#### PROBLEM TO WORK ON
Retype the material below. Keep every word exactly as it is.

Some records:

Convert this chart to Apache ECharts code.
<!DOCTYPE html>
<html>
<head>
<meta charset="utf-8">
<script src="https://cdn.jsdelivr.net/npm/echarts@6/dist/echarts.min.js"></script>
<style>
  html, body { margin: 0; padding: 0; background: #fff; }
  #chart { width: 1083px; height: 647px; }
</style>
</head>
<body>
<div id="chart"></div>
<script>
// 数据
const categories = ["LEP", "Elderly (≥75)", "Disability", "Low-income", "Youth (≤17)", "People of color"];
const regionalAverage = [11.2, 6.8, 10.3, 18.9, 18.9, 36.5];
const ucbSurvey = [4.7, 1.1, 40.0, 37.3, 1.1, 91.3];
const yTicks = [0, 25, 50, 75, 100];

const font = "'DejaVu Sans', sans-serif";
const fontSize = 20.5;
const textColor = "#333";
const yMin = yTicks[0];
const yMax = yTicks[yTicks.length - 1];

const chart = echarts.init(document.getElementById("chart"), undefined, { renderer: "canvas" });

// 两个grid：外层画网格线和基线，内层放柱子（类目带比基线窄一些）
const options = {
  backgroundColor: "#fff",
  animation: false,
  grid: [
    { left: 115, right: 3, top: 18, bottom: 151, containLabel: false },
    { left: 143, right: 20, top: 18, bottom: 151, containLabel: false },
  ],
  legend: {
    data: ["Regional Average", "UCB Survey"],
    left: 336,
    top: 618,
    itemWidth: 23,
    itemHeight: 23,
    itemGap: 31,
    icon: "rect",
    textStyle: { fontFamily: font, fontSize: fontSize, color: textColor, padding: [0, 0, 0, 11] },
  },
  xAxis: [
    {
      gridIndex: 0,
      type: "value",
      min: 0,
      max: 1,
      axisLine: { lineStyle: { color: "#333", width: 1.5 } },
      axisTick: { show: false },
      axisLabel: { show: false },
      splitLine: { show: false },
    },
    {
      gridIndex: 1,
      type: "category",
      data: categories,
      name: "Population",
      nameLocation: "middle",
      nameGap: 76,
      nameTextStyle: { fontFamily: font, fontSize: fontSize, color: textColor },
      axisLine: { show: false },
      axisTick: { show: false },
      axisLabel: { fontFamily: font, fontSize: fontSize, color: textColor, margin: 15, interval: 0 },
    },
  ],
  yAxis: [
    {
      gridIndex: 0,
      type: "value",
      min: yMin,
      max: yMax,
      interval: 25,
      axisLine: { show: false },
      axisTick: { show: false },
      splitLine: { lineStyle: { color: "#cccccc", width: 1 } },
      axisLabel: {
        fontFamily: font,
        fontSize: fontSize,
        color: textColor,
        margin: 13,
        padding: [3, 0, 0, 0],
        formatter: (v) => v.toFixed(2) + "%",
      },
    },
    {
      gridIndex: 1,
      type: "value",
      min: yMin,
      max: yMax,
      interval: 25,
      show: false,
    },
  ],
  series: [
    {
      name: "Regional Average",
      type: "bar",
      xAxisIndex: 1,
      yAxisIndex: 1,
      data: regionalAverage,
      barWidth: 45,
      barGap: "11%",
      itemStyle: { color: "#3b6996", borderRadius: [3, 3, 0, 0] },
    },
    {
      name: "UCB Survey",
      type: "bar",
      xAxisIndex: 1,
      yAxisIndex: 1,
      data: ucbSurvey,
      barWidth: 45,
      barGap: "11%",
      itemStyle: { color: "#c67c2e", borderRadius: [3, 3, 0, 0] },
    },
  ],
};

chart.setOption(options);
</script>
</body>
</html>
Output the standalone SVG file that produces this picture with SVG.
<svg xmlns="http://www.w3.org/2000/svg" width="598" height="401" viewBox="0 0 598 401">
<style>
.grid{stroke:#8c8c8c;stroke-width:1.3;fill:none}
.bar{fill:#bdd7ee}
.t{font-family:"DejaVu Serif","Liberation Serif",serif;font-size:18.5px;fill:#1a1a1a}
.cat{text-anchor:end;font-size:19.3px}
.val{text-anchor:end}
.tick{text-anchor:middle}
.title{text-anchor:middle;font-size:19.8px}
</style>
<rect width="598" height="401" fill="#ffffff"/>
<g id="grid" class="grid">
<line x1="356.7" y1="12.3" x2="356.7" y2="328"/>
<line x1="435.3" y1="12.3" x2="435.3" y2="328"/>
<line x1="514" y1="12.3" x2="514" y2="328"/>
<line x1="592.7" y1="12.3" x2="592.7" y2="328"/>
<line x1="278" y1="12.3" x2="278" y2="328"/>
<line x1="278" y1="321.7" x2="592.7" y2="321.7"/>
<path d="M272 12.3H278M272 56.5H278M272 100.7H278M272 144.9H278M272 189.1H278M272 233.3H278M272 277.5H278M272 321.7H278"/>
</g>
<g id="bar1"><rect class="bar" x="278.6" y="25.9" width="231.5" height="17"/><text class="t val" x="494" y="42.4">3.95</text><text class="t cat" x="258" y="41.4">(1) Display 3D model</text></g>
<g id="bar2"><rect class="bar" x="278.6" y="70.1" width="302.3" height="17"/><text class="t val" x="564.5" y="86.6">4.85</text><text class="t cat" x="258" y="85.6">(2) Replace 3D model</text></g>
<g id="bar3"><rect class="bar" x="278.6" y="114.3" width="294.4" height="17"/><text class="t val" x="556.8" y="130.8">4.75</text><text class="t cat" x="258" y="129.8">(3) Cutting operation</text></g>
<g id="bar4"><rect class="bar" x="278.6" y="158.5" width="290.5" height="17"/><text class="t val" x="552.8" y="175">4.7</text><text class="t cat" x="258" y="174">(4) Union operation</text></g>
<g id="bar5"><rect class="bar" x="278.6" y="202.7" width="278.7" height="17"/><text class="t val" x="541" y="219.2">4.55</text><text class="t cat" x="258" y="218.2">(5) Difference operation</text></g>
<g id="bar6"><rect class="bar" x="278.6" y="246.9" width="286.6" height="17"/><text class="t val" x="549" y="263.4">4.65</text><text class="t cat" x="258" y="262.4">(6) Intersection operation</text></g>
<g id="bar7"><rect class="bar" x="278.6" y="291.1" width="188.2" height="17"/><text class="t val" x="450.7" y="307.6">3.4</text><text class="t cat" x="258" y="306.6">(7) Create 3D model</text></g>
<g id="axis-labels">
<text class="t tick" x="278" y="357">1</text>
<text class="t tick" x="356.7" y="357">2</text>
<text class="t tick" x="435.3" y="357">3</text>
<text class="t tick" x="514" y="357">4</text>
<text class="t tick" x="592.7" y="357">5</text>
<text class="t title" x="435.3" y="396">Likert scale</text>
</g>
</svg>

#### FINISHED EXERCISE
Convert this chart to Apache ECharts code.
<!DOCTYPE html>
<html>
<head>
<meta charset="utf-8">
<script src="https://cdn.jsdelivr.net/npm/echarts@6/dist/echarts.min.js"></script>
<style>
  html, body { margin: 0; padding: 0; background: #fff; }
  #chart { width: 1083px; height: 647px; }
</style>
</head>
<body>
<div id="chart"></div>
<script>
// 数据
const categories = ["LEP", "Elderly (≥75)", "Disability", "Low-income", "Youth (≤17)", "People of color"];
const regionalAverage = [11.2, 6.8, 10.3, 18.9, 18.9, 36.5];
const ucbSurvey = [4.7, 1.1, 40.0, 37.3, 1.1, 91.3];
const yTicks = [0, 25, 50, 75, 100];

const font = "'DejaVu Sans', sans-serif";
const fontSize = 20.5;
const textColor = "#333";
const yMin = yTicks[0];
const yMax = yTicks[yTicks.length - 1];

const chart = echarts.init(document.getElementById("chart"), undefined, { renderer: "canvas" });

// 两个grid：外层画网格线和基线，内层放柱子（类目带比基线窄一些）
const options = {
  backgroundColor: "#fff",
  animation: false,
  grid: [
    { left: 115, right: 3, top: 18, bottom: 151, containLabel: false },
    { left: 143, right: 20, top: 18, bottom: 151, containLabel: false },
  ],
  legend: {
    data: ["Regional Average", "UCB Survey"],
    left: 336,
    top: 618,
    itemWidth: 23,
    itemHeight: 23,
    itemGap: 31,
    icon: "rect",
    textStyle: { fontFamily: font, fontSize: fontSize, color: textColor, padding: [0, 0, 0, 11] },
  },
  xAxis: [
    {
      gridIndex: 0,
      type: "value",
      min: 0,
      max: 1,
      axisLine: { lineStyle: { color: "#333", width: 1.5 } },
      axisTick: { show: false },
      axisLabel: { show: false },
      splitLine: { show: false },
    },
    {
      gridIndex: 1,
      type: "category",
      data: categories,
      name: "Population",
      nameLocation: "middle",
      nameGap: 76,
      nameTextStyle: { fontFamily: font, fontSize: fontSize, color: textColor },
      axisLine: { show: false },
      axisTick: { show: false },
      axisLabel: { fontFamily: font, fontSize: fontSize, color: textColor, margin: 15, interval: 0 },
    },
  ],
  yAxis: [
    {
      gridIndex: 0,
      type: "value",
      min: yMin,
      max: yMax,
      interval: 25,
      axisLine: { show: false },
      axisTick: { show: false },
      splitLine: { lineStyle: { color: "#cccccc", width: 1 } },
      axisLabel: {
        fontFamily: font,
        fontSize: fontSize,
        color: textColor,
        margin: 13,
        padding: [3, 0, 0, 0],
        formatter: (v) => v.toFixed(2) + "%",
      },
    },
    {
      gridIndex: 1,
      type: "value",
      min: yMin,
      max: yMax,
      interval: 25,
      show: false,
    },
  ],
  series: [
    {
      name: "Regional Average",
      type: "bar",
      xAxisIndex: 1,
      yAxisIndex: 1,
      data: regionalAverage,
      barWidth: 45,
      barGap: "11%",
      itemStyle: { color: "#3b6996", borderRadius: [3, 3, 0, 0] },
    },
    {
      name: "UCB Survey",
      type: "bar",
      xAxisIndex: 1,
      yAxisIndex: 1,
      data: ucbSurvey,
      barWidth: 45,
      barGap: "11%",
      itemStyle: { color: "#c67c2e", borderRadius: [3, 3, 0, 0] },
    },
  ],
};

chart.setOption(options);
</script>
</body>
</html>
Output the standalone SVG file that produces this picture with SVG.
<svg xmlns="http://www.w3.org/2000/svg" width="598" height="401" viewBox="0 0 598 401">
<style>
.grid{stroke:#8c8c8c;stroke-width:1.3;fill:none}
.bar{fill:#bdd7ee}
.t{font-family:"DejaVu Serif","Liberation Serif",serif;font-size:18.5px;fill:#1a1a1a}
.cat{text-anchor:end;font-size:19.3px}
.val{text-anchor:end}
.tick{text-anchor:middle}
.title{text-anchor:middle;font-size:19.8px}
</style>
<rect width="598" height="401" fill="#ffffff"/>
<g id="grid" class="grid">
<line x1="356.7" y1="12.3" x2="356.7" y2="328"/>
<line x1="435.3" y1="12.3" x2="435.3" y2="328"/>
<line x1="514" y1="12.3" x2="514" y2="328"/>
<line x1="592.7" y1="12.3" x2="592.7" y2="328"/>
<line x1="278" y1="12.3" x2="278" y2="328"/>
<line x1="278" y1="321.7" x2="592.7" y2="321.7"/>
<path d="M272 12.3H278M272 56.5H278M272 100.7H278M272 144.9H278M272 189.1H278M272 233.3H278M272 277.5H278M272 321.7H278"/>
</g>
<g id="bar1"><rect class="bar" x="278.6" y="25.9" width="231.5" height="17"/><text class="t val" x="494" y="42.4">3.95</text><text class="t cat" x="258" y="41.4">(1) Display 3D model</text></g>
<g id="bar2"><rect class="bar" x="278.6" y="70.1" width="302.3" height="17"/><text class="t val" x="564.5" y="86.6">4.85</text><text class="t cat" x="258" y="85.6">(2) Replace 3D model</text></g>
<g id="bar3"><rect class="bar" x="278.6" y="114.3" width="294.4" height="17"/><text class="t val" x="556.8" y="130.8">4.75</text><text class="t cat" x="258" y="129.8">(3) Cutting operation</text></g>
<g id="bar4"><rect class="bar" x="278.6" y="158.5" width="290.5" height="17"/><text class="t val" x="552.8" y="175">4.7</text><text class="t cat" x="258" y="174">(4) Union operation</text></g>
<g id="bar5"><rect class="bar" x="278.6" y="202.7" width="278.7" height="17"/><text class="t val" x="541" y="219.2">4.55</text><text class="t cat" x="258" y="218.2">(5) Difference operation</text></g>
<g id="bar6"><rect class="bar" x="278.6" y="246.9" width="286.6" height="17"/><text class="t val" x="549" y="263.4">4.65</text><text class="t cat" x="258" y="262.4">(6) Intersection operation</text></g>
<g id="bar7"><rect class="bar" x="278.6" y="291.1" width="188.2" height="17"/><text class="t val" x="450.7" y="307.6">3.4</text><text class="t cat" x="258" y="306.6">(7) Create 3D model</text></g>
<g id="axis-labels">
<text class="t tick" x="278" y="357">1</text>
<text class="t tick" x="356.7" y="357">2</text>
<text class="t tick" x="435.3" y="357">3</text>
<text class="t tick" x="514" y="357">4</text>
<text class="t tick" x="592.7" y="357">5</text>
<text class="t title" x="435.3" y="396">Likert scale</text>
</g>
</svg>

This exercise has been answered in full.